Alyeska warns about Valdez terminal job cuts
VALDEZ - Alyeska Pipeline Service Co. is telling workers to be prepared for significant work force cuts at the Valdez Marine Terminal, beginning next year.
"Elimination of Valdez jobs in Valdez will have repercussions that extend beyond the terminal," the company said in an internal report issued to workers last month.
The Sept. 15 report is part of Alyeska's continuing effort to explain what it calls it's "strategic reconfiguration" of the terminal in the face of declining oil production. The impact of the job losses will be felt, the report says, between 2005 and 2007, according to the Valdez Star.
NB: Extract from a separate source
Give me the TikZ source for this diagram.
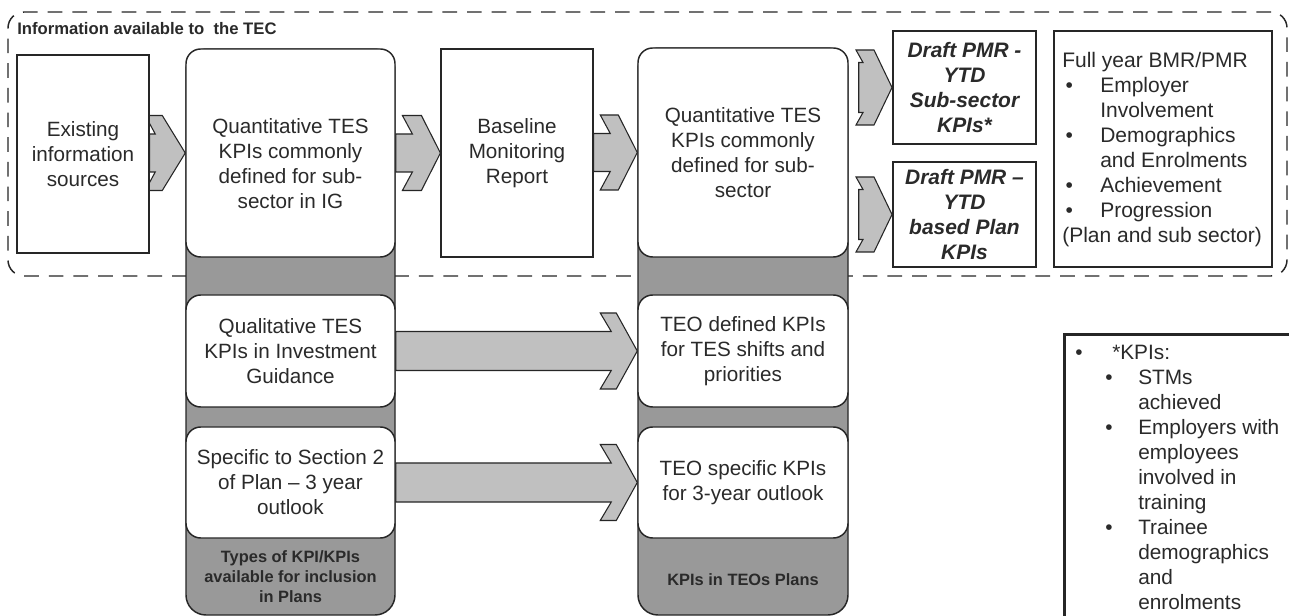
\documentclass[tikz,border=0pt]{standalone}
\usepackage{fontspec}
\setmainfont{Liberation Sans}
\usetikzlibrary{calc}
\newcommand\pxu{0.75pt}
\definecolor{colgray}{HTML}{999999}
\definecolor{arrgray}{HTML}{C0C0C0}
\definecolor{txtgray}{HTML}{2A2A2A}
\pgfdeclarelayer{bglayer}
\pgfdeclarelayer{arrlayer}
\pgfsetlayers{bglayer,arrlayer,main}
\newcommand\fullbul{\makebox[28.5pt][l]{\hspace{2.5pt}\textbullet}}
\newcommand\fullind{\hspace*{28.5pt}}
\newcommand\kone{\makebox[27.75pt][l]{\textbullet}}
\newcommand\ktwo{\hspace*{22.5pt}\makebox[24.75pt][l]{\textbullet}}
\newcommand\kind{\hspace*{47.25pt}}
% #1 from, #2 to, #3 tail gap, #4 head length, #5 notch, #6 head top, #7 shaft half, #8 head half
\newcommand\blockarrow[8]{%
  \path[arrowshape] let \p1=(#1.east), \p2=(#2.west) in
  (\x1+#3*\pxu, \y2+#7*\pxu) -- (\x2-#4*\pxu+#5*\pxu, \y2+#7*\pxu)
  -- (\x2-#4*\pxu, \y2+#8*\pxu) -- (\x2-#4*\pxu+#6*\pxu, \y2+#8*\pxu)
  -- (\x2,\y2) -- (\x2-#4*\pxu+#6*\pxu, \y2-#8*\pxu)
  -- (\x2-#4*\pxu, \y2-#8*\pxu) -- (\x2-#4*\pxu+#5*\pxu, \y2-#7*\pxu)
  -- (\x1+#3*\pxu, \y2-#7*\pxu) -- cycle;}
\tikzset{
  reg/.style={font=\fontsize{15.5}{18.75}\selectfont, text=txtgray, align=center},
  colbox/.style={draw=black!85, line width=1.1pt, fill=colgray, rounded corners=15pt, inner sep=0pt},
  roundbox/.style={draw=black!85, line width=1.1pt, fill=white, rounded corners=11pt, inner sep=0pt, reg},
  sqbox/.style={draw=black!85, line width=0.9pt, fill=white, inner sep=0pt, reg},
  draftbox/.style={draw=black!85, line width=1.5pt, fill=white, inner sep=0pt,
    font=\fontsize{15.7}{18.75}\selectfont\bfseries\itshape, text=txtgray, align=center},
  arrowshape/.style={draw=black!85, line width=0.8pt, fill=arrgray, line join=miter},
  collabel/.style={font=\fontsize{12.3}{15}\selectfont\bfseries, text=txtgray, align=center},
  region/.style={draw=black!85, line width=1.1pt, dash pattern=on 11pt off 7.5pt, rounded corners=12pt, inner sep=0pt},
}
\begin{document}
\begin{tikzpicture}[x=0.75pt,y=-0.75pt]
\useasboundingbox (0,0) rectangle (1289,616);

% region
\begin{pgfonlayer}{bglayer}
\fill[white] (0,0) rectangle (1289,616);
\node[region, minimum width=1279*\pxu, minimum height=264*\pxu] (tec) at (647.5,144) {};
\end{pgfonlayer}
\node[font=\fontsize{12.5}{15}\selectfont\bfseries, text=txtgray, anchor=base west, inner sep=0pt] (tectitle) at (17,35) {Information available to~ the TEC};

% columns
\node[colbox, minimum width=209*\pxu, minimum height=566*\pxu] (lcol) at (290.5,332) {};
\node[colbox, minimum width=210*\pxu, minimum height=567*\pxu] (rcol) at (743,331.5) {};

% left column boxes
\node[roundbox, minimum width=209*\pxu, minimum height=208*\pxu] (qig) at (290.5,153) {};
\node[reg] (qigtext) at (290.5,164) {Quantitative TES\\KPIs commonly\\defined for sub-\\sector in IG};
\node[roundbox, minimum width=209*\pxu, minimum height=112*\pxu] (qual) at (290.5,351) {Qualitative TES\\KPIs in Investment\\Guidance};
\node[roundbox, minimum width=209*\pxu, minimum height=111*\pxu] (spec) at (290.5,482.5) {Specific to Section 2\\of Plan -- 3 year\\outlook};
\node[collabel] (llabel) at (290.5,577) {Types of KPI/KPIs\\available for inclusion\\in Plans};

% right column boxes
\node[roundbox, minimum width=210*\pxu, minimum height=209*\pxu] (qsub) at (743,152.5) {Quantitative TES\\KPIs commonly\\defined for sub-\\sector};
\node[roundbox, minimum width=210*\pxu, minimum height=112*\pxu] (teodef) at (743,351) {TEO defined KPIs\\for TES shifts and\\priorities};
\node[roundbox, minimum width=210*\pxu, minimum height=111*\pxu] (teospec) at (743,482.5) {TEO specific KPIs\\for 3-year outlook};
\node[collabel] (rlabel) at (743,580) {KPIs in TEOs Plans};

% plain boxes
\node[sqbox, minimum width=132*\pxu, minimum height=198*\pxu] (exist) at (83,154) {Existing\\information\\sources};
\node[sqbox, minimum width=152*\pxu, minimum height=208*\pxu] (bmr) at (517,153) {Baseline\\Monitoring\\Report};
\node[draftbox, minimum width=143*\pxu, minimum height=113*\pxu] (draftA) at (964.5,87.5) {Draft PMR -\\YTD\\Sub-sector\\KPIs*};
\node[draftbox, minimum width=143*\pxu, minimum height=105*\pxu] (draftB) at (964.5,214.5) {Draft PMR --\\YTD\\based Plan\\KPIs};
\node[draw=black!85, line width=1.5pt, fill=white, minimum width=218*\pxu, minimum height=236*\pxu, inner sep=0pt] (full) at (1163,149) {};
\node[font=\fontsize{15.75}{18.75}\selectfont, text=txtgray, align=left, anchor=north west, inner sep=0pt] (fulltext) at (1062,52)
  {Full year BMR/PMR\\\fullbul Employer\\\fullind Involvement\\\fullbul Demographics\\\fullind and Enrolments\\\fullbul Achievement\\\fullbul Progression\\(Plan and sub sector)};

% KPI note box
\node[draw=black!85, line width=2pt, fill=white, minimum width=240*\pxu, minimum height=300*\pxu, inner sep=0pt, anchor=north west] (kpibox) at (1063,333) {};
\node[font=\fontsize{15.6}{18.75}\selectfont, text=txtgray, align=left, anchor=north west, inner sep=0pt] (kpitext) at (1075,345)
  {\kone*KPIs:\\\ktwo STMs\\\kind achieved\\\ktwo Employers with\\\kind employees\\\kind involved in\\\kind training\\\ktwo Trainee\\\kind demographics\\\kind and\\\kind enrolments};

% block arrows
\begin{pgfonlayer}{arrlayer}
\blockarrow{exist}{qig}{0}{40}{10}{17}{19}{37.5}
\blockarrow{qig}{bmr}{0}{38}{10}{19}{19}{37.5}
\blockarrow{bmr}{qsub}{0}{37}{10}{18}{19}{37.5}
\blockarrow{qual}{teodef}{0}{37}{11}{16}{19.5}{38}
\blockarrow{spec}{teospec}{0}{37}{11}{16}{19.5}{38}
\blockarrow{qsub}{draftA}{10}{36}{7}{18}{25}{37.5}
\blockarrow{qsub}{draftB}{10}{36}{7}{18}{25}{37.5}
\end{pgfonlayer}
\end{tikzpicture}
\end{document}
The report does not contain any specific numbers, but states that Alyeska has not determined how many jobs will be eliminated at the terminal. Currently, Alyeska has 300 employees on site plus scores of contract workers.
In addition to losses in direct jobs, there also will be reductions in positions among the eight companies under contract.
Rancher wants more time to respond to suit
KODIAK - A Chirikof Island rancher is asking for more time to respond to a lawsuit filed by eight people who say he owes them more than $100,000 and 100 head of cattle.
The case stems from efforts by Tim Jacobson and his company Herd Management LLC to remove cattle from the remote Gulf of Alaska island in 2002. In 2000 the federal government ordered the herd of at least 700 to be removed from Chirikof.
The plaintiffs allege Jacobson, holder of a ranching lease on Chirikof, owes them for services they provided during attempts of removing the animals. They filed a lawsuit with seven specific complaints in February 2004.
After process servers failed to locate Jacobson this summer, the plaintiffs published a notice of their lawsuit in the Kodiak Daily Mirror four times, with the last publication appearing Aug. 31. Court rules make a defendant vulnerable to default judgment if they do not respond within 30 days after the last of four notices is published.
The defendants, Jacobson and Herd Management, filed a motion for continuance with the Superior Court of Alaska in Kodiak on Monday. The plaintiffs' attorneys have asked for a default judgment.
Sterling group plans auction to help ex-cons
KENAI - Bid on an autographed baseball or watercolor and keep an ex-con from returning to prison.
That's the hope of an auction of sports memorabilia, original art and a wide variety of other donated items to be held Friday night at the Sheraton Anchorage Hotel.
The auction - called "A Night to Remember" - is being held to raise money to build a transitional living facility for men who are released from prison and have nowhere to live.
The event is being organized by Mercy Love Servants, the Sterling-based outreach arm of Ministry of the Living Stones, and its partners, Anchorage-based Alaska Correctional Ministries and Artists Against Hunger. The groups say little is being done to help people make the transition to the outside world once they are released from prison.
"It came to our attention the felons who were leaving the prison were pretty much given bus tokens and told to stay out of trouble," said Tina Wegener, an MLS administrator and an organizer of the event.